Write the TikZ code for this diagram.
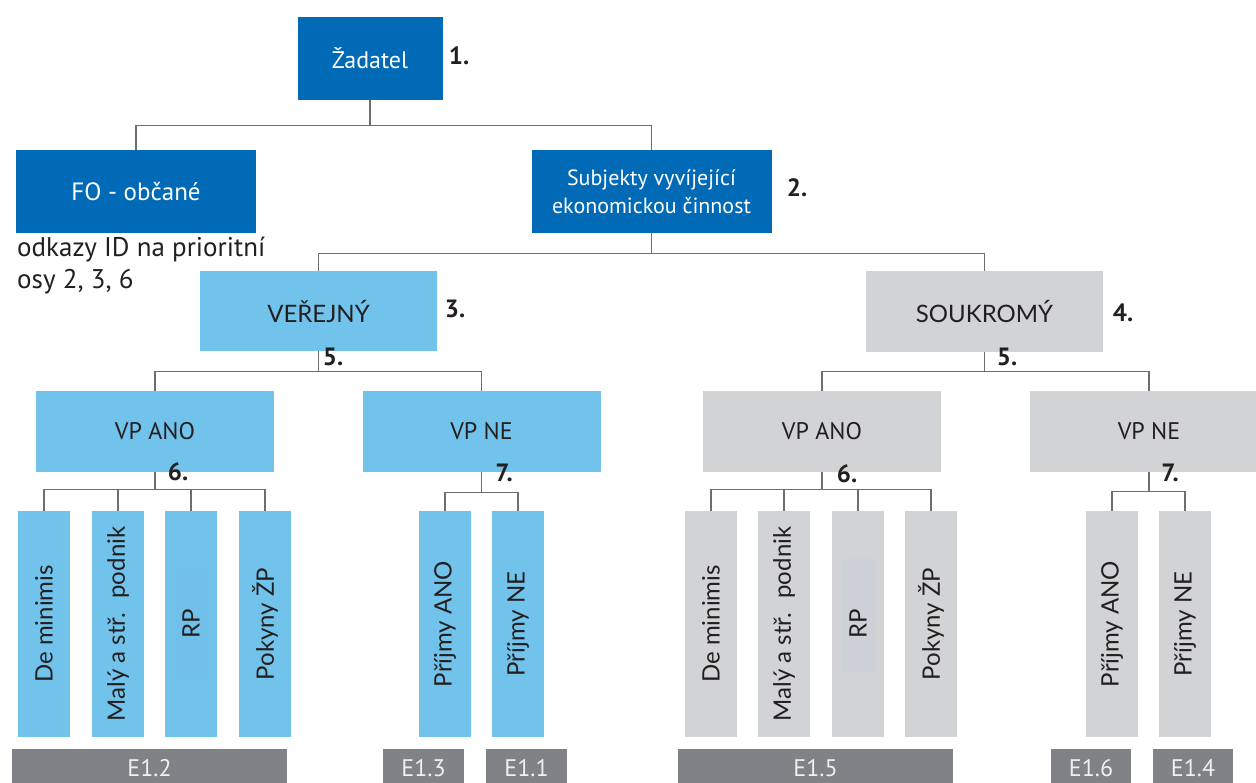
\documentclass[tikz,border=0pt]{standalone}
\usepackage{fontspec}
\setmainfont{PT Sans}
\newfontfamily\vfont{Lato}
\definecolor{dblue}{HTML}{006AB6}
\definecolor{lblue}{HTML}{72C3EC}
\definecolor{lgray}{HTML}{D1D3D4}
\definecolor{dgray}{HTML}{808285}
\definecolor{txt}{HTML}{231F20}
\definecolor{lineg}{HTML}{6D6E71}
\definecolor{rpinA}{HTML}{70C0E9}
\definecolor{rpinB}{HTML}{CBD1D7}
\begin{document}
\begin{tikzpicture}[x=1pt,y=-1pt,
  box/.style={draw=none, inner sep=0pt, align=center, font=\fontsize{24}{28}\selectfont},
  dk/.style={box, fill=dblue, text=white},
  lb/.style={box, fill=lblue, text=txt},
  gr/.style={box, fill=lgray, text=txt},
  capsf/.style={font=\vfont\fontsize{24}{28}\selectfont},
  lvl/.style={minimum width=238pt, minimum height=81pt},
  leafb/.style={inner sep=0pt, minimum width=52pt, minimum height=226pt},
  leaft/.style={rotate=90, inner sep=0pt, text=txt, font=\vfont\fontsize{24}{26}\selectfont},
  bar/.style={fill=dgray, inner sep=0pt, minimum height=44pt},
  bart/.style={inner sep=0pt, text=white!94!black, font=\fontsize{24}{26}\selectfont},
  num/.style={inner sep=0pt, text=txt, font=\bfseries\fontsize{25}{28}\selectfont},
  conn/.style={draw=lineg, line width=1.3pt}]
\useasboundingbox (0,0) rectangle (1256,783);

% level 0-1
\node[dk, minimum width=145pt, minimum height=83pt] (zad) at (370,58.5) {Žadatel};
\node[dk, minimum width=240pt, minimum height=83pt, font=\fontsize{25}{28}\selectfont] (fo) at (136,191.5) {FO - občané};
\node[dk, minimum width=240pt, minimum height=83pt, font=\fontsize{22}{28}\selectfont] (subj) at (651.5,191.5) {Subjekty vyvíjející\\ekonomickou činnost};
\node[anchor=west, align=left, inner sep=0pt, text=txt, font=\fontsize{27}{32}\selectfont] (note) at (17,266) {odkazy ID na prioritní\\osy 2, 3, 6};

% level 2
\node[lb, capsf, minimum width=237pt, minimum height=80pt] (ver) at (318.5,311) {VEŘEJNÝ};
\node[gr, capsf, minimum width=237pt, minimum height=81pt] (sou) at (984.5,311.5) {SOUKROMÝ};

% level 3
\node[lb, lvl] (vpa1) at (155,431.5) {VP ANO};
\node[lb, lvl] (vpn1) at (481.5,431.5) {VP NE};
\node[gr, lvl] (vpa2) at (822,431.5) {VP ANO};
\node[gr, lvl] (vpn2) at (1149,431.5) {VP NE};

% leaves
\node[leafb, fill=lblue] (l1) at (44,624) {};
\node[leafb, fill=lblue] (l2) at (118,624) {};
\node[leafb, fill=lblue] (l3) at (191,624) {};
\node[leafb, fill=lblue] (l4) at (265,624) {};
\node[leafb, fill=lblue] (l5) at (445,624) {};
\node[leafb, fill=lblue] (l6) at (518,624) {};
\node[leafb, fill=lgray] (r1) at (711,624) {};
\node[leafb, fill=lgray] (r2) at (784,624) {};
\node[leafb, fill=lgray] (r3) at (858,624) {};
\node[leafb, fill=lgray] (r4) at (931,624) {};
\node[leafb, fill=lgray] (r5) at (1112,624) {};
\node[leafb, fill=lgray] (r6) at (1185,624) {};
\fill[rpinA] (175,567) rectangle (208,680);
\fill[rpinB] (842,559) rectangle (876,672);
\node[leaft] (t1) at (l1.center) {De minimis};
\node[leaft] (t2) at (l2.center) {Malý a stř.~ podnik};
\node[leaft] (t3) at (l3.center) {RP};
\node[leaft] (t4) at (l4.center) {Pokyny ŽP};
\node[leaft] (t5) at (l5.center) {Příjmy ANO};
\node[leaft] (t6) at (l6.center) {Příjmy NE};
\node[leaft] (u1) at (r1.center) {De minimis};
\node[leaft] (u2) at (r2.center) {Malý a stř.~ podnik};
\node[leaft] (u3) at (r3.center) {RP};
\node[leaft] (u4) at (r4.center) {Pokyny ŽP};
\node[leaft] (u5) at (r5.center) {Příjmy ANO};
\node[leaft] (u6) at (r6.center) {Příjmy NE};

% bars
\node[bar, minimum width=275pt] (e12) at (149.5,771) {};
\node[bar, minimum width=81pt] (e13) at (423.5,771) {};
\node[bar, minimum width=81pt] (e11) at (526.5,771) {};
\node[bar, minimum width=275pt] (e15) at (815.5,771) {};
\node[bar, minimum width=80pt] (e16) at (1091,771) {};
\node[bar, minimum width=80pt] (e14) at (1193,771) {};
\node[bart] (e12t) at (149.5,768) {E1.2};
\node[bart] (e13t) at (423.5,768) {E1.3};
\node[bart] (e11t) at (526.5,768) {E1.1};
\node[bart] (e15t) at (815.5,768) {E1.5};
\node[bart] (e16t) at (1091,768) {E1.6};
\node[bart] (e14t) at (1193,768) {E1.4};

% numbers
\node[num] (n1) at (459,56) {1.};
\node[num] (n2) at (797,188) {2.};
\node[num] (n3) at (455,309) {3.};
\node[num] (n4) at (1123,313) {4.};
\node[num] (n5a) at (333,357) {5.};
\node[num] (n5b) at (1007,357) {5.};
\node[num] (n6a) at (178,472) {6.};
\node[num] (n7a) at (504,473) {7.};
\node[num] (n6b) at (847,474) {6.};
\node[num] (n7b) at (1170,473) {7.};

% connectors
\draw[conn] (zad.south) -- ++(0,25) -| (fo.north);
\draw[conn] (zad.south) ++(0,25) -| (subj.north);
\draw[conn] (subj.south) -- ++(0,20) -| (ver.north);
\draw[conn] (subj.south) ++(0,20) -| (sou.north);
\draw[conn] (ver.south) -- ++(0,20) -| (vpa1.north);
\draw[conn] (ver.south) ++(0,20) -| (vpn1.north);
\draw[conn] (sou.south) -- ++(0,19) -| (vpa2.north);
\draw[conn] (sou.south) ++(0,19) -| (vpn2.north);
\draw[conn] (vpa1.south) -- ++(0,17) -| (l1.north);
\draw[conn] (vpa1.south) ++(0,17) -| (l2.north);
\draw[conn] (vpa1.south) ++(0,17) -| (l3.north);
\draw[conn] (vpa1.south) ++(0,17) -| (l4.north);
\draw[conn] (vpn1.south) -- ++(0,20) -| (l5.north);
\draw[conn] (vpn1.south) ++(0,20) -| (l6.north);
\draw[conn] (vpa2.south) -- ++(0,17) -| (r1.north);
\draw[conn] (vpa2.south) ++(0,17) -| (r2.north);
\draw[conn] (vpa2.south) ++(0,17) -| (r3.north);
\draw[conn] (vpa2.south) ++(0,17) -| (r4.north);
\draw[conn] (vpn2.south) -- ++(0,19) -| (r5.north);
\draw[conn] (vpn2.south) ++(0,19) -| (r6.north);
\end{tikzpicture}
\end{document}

---

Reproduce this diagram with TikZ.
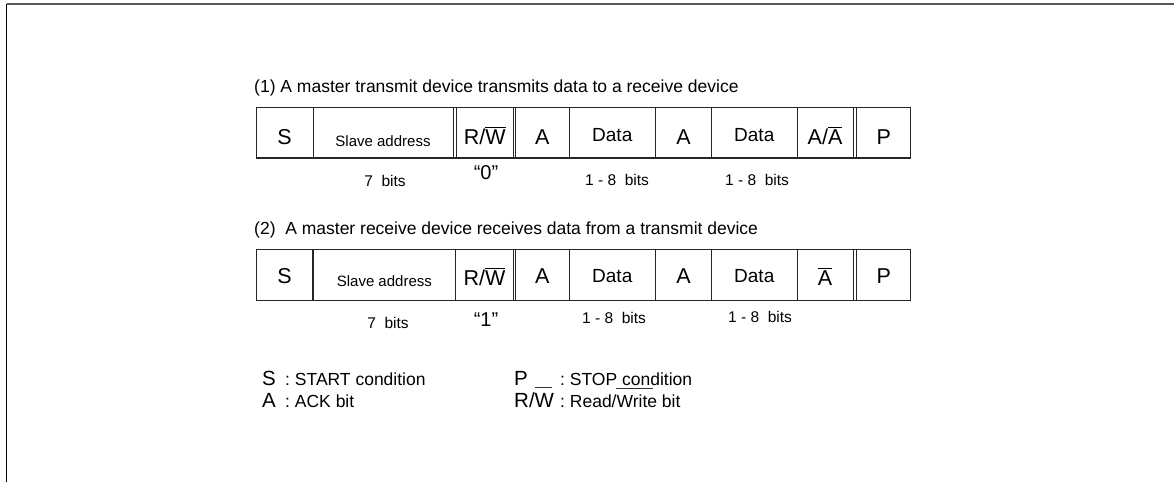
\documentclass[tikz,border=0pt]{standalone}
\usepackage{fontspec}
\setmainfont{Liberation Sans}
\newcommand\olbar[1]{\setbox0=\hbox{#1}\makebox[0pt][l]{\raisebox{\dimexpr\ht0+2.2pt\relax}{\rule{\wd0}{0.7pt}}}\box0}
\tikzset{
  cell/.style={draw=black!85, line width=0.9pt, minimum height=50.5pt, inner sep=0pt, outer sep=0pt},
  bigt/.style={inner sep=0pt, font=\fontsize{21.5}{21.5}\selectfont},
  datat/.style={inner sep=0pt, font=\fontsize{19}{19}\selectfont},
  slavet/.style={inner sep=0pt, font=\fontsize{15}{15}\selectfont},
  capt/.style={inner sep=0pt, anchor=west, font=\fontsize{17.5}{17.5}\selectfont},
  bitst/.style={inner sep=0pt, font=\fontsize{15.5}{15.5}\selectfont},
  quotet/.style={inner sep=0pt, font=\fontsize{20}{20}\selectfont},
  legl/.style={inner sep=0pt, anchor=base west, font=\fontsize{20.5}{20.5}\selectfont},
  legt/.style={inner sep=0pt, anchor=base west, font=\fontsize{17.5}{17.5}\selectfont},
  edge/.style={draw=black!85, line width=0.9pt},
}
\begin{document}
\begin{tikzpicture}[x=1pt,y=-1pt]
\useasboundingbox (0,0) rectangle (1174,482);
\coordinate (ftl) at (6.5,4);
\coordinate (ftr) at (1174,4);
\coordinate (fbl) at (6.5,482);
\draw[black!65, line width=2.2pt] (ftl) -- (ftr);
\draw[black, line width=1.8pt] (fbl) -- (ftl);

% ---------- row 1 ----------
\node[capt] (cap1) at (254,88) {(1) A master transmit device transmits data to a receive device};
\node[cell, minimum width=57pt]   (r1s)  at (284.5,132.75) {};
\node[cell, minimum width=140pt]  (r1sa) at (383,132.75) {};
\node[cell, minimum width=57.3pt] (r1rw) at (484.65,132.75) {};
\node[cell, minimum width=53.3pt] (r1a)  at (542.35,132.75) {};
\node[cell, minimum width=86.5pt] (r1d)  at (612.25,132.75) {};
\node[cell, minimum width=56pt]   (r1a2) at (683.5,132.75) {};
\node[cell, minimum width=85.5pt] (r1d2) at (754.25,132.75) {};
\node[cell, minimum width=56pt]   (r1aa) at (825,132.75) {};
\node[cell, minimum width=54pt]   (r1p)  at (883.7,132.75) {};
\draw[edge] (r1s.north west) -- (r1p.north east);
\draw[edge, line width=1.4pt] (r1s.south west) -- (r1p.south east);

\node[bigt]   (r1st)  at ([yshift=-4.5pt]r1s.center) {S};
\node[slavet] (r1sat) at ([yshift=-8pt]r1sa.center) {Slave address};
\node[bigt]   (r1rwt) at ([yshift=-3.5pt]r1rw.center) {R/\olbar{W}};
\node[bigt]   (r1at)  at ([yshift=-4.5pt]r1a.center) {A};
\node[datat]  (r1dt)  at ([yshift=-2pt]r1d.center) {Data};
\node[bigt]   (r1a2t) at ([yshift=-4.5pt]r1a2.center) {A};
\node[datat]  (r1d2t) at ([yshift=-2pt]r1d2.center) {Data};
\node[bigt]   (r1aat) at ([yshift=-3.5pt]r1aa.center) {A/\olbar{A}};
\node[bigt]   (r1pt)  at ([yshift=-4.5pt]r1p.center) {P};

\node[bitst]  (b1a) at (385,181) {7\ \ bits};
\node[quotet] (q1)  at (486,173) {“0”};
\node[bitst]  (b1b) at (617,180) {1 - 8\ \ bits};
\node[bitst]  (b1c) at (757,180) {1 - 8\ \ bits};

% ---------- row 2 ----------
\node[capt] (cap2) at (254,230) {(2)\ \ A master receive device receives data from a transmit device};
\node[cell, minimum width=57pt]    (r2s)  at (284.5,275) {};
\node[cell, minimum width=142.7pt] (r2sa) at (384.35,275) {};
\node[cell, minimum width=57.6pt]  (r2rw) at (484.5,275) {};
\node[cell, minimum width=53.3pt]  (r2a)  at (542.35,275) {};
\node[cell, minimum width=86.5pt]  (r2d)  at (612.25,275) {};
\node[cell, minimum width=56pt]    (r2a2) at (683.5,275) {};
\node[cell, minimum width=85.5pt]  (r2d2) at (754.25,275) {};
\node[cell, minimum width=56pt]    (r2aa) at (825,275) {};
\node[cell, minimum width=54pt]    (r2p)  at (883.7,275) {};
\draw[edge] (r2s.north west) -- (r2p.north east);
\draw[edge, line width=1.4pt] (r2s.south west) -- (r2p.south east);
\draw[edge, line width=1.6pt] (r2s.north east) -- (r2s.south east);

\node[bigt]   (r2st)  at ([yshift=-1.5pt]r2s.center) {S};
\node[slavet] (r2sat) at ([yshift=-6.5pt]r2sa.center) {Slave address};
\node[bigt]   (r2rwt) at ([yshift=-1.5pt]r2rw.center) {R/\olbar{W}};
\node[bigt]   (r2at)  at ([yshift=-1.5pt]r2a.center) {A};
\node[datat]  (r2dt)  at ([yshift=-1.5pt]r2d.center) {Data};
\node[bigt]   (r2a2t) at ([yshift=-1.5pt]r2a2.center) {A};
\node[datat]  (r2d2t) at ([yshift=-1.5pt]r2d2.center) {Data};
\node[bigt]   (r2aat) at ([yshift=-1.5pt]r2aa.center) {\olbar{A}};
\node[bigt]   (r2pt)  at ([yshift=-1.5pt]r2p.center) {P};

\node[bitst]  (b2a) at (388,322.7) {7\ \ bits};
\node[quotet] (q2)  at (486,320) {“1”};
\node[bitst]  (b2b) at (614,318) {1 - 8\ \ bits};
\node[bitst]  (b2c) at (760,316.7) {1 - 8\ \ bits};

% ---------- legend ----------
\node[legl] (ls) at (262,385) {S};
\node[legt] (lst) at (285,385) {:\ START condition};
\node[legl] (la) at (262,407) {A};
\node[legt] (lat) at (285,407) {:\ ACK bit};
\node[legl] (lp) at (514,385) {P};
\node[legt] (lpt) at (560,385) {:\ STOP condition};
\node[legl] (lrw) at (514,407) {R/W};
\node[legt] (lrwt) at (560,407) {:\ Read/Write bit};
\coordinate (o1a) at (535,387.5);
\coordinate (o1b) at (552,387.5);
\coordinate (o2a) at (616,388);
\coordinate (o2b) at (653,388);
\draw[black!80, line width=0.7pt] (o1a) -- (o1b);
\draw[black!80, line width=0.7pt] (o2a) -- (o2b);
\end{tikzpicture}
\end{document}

▶ _Given task_: Whenever "Write" turns up in a line, pick that line out.

▶ _Reply_:
Write the TikZ code for this diagram.
\node[legt] (lrwt) at (560,407) {:\ Read/Write bit};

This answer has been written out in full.